Write each line of the material exactly as given, from the top through the line that contains "const py = v => (PB - v) / PH;", and omit all pictures.

━━━━━ Extracted entries

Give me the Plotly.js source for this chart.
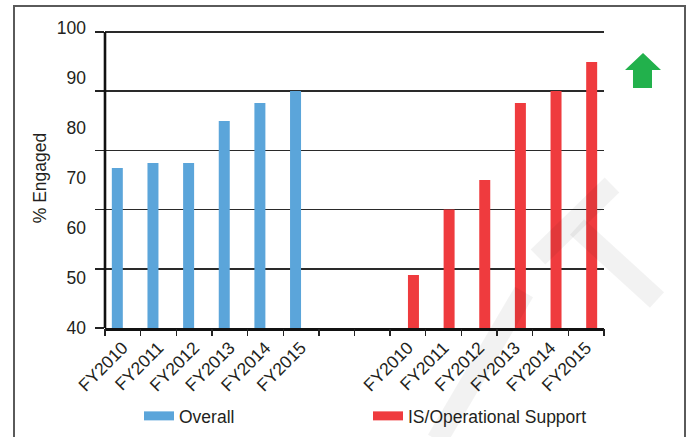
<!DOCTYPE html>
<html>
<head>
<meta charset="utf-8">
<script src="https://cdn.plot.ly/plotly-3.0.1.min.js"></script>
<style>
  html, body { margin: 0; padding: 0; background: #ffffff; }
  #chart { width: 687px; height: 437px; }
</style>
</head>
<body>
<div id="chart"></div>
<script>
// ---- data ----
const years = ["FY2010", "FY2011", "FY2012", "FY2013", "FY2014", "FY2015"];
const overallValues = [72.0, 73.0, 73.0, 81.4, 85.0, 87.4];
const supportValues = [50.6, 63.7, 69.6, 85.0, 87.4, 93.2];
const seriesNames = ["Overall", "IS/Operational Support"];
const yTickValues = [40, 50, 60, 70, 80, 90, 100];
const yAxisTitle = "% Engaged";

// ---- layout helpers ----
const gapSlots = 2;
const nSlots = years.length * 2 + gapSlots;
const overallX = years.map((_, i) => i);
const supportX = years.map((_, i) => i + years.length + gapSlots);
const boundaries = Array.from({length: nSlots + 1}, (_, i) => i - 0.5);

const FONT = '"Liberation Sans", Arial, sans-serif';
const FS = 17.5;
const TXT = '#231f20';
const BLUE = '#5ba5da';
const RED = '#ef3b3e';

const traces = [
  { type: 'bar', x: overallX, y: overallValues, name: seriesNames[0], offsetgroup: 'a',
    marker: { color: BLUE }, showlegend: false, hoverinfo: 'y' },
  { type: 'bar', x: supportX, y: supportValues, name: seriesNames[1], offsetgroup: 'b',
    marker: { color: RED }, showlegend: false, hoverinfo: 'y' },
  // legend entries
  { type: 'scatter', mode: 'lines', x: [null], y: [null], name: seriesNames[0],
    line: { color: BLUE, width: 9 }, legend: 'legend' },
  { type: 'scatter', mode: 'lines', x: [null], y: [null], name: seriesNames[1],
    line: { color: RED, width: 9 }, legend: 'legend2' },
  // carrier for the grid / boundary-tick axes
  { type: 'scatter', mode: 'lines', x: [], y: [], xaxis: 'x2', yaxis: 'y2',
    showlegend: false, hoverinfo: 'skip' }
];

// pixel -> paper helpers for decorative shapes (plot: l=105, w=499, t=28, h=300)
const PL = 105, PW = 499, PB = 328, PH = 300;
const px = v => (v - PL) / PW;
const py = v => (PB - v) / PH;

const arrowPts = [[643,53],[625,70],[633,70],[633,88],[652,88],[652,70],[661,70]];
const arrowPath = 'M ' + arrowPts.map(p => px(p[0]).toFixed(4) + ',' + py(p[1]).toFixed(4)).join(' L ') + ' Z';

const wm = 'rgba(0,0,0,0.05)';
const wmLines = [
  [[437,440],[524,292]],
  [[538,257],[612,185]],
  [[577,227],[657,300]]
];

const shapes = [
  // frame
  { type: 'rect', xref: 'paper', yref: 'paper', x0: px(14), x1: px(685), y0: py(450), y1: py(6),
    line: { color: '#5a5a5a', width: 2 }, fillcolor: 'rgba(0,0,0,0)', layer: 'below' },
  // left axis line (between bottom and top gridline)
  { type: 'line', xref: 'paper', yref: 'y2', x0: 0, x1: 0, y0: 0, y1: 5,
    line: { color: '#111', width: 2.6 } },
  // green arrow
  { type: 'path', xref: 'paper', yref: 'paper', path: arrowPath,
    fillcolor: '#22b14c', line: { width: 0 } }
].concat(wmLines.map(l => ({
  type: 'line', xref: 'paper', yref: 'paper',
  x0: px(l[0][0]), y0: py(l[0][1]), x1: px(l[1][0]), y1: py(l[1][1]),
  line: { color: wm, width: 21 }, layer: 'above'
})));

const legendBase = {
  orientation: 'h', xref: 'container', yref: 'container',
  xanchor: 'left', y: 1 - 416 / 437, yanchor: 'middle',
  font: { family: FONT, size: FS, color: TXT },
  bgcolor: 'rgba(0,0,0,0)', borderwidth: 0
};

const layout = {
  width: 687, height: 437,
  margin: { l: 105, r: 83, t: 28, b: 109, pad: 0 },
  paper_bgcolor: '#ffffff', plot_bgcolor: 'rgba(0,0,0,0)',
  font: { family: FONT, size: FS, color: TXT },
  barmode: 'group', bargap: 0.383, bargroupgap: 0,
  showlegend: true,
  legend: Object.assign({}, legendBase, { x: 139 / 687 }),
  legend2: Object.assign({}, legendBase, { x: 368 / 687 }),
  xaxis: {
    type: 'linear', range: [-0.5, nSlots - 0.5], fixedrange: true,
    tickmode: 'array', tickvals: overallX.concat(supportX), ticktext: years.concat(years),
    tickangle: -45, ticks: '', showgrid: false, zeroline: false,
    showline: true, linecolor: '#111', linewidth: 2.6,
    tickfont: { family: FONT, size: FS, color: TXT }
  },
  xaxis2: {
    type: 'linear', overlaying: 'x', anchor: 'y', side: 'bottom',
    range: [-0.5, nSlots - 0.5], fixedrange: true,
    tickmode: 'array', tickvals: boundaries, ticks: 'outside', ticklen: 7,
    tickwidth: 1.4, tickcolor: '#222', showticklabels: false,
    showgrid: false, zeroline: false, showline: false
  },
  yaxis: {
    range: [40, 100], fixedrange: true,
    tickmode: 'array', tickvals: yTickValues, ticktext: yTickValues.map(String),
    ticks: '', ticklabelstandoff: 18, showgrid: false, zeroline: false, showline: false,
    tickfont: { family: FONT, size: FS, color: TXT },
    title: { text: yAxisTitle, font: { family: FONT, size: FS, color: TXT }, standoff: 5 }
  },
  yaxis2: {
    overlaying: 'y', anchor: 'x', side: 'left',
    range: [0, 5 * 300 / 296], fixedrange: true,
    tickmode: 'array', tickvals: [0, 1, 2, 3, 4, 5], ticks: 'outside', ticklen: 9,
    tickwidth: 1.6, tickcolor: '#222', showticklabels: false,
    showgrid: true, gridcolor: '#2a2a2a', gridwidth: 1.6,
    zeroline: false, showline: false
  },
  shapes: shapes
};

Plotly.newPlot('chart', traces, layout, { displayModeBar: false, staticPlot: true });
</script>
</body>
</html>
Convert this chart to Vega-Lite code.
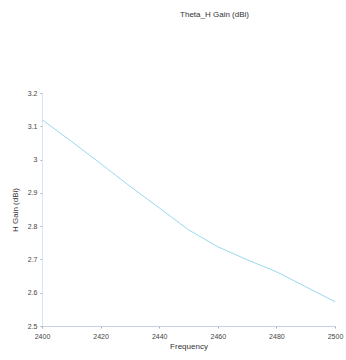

━━━━━━━━━━

Result:
Give me the Plotly.js source for this chart.
<!DOCTYPE html>
<html>
<head>
<meta charset="utf-8">
<script src="https://cdn.plot.ly/plotly-3.0.1.min.js"></script>
<style>
  html, body { margin: 0; padding: 0; background: #ffffff; }
  #chart { width: 687px; height: 437px; }
</style>
</head>
<body>
<div id="chart"></div>
<script>
// ---- data ----
const years = ["FY2010", "FY2011", "FY2012", "FY2013", "FY2014", "FY2015"];
const overallValues = [72.0, 73.0, 73.0, 81.4, 85.0, 87.4];
const supportValues = [50.6, 63.7, 69.6, 85.0, 87.4, 93.2];
const seriesNames = ["Overall", "IS/Operational Support"];
const yTickValues = [40, 50, 60, 70, 80, 90, 100];
const yAxisTitle = "% Engaged";

// ---- layout helpers ----
const gapSlots = 2;
const nSlots = years.length * 2 + gapSlots;
const overallX = years.map((_, i) => i);
const supportX = years.map((_, i) => i + years.length + gapSlots);
const boundaries = Array.from({length: nSlots + 1}, (_, i) => i - 0.5);

const FONT = '"Liberation Sans", Arial, sans-serif';
const FS = 17.5;
const TXT = '#231f20';
const BLUE = '#5ba5da';
const RED = '#ef3b3e';

const traces = [
  { type: 'bar', x: overallX, y: overallValues, name: seriesNames[0], offsetgroup: 'a',
    marker: { color: BLUE }, showlegend: false, hoverinfo: 'y' },
  { type: 'bar', x: supportX, y: supportValues, name: seriesNames[1], offsetgroup: 'b',
    marker: { color: RED }, showlegend: false, hoverinfo: 'y' },
  // legend entries
  { type: 'scatter', mode: 'lines', x: [null], y: [null], name: seriesNames[0],
    line: { color: BLUE, width: 9 }, legend: 'legend' },
  { type: 'scatter', mode: 'lines', x: [null], y: [null], name: seriesNames[1],
    line: { color: RED, width: 9 }, legend: 'legend2' },
  // carrier for the grid / boundary-tick axes
  { type: 'scatter', mode: 'lines', x: [], y: [], xaxis: 'x2', yaxis: 'y2',
    showlegend: false, hoverinfo: 'skip' }
];

// pixel -> paper helpers for decorative shapes (plot: l=105, w=499, t=28, h=300)
const PL = 105, PW = 499, PB = 328, PH = 300;
const px = v => (v - PL) / PW;
const py = v => (PB - v) / PH;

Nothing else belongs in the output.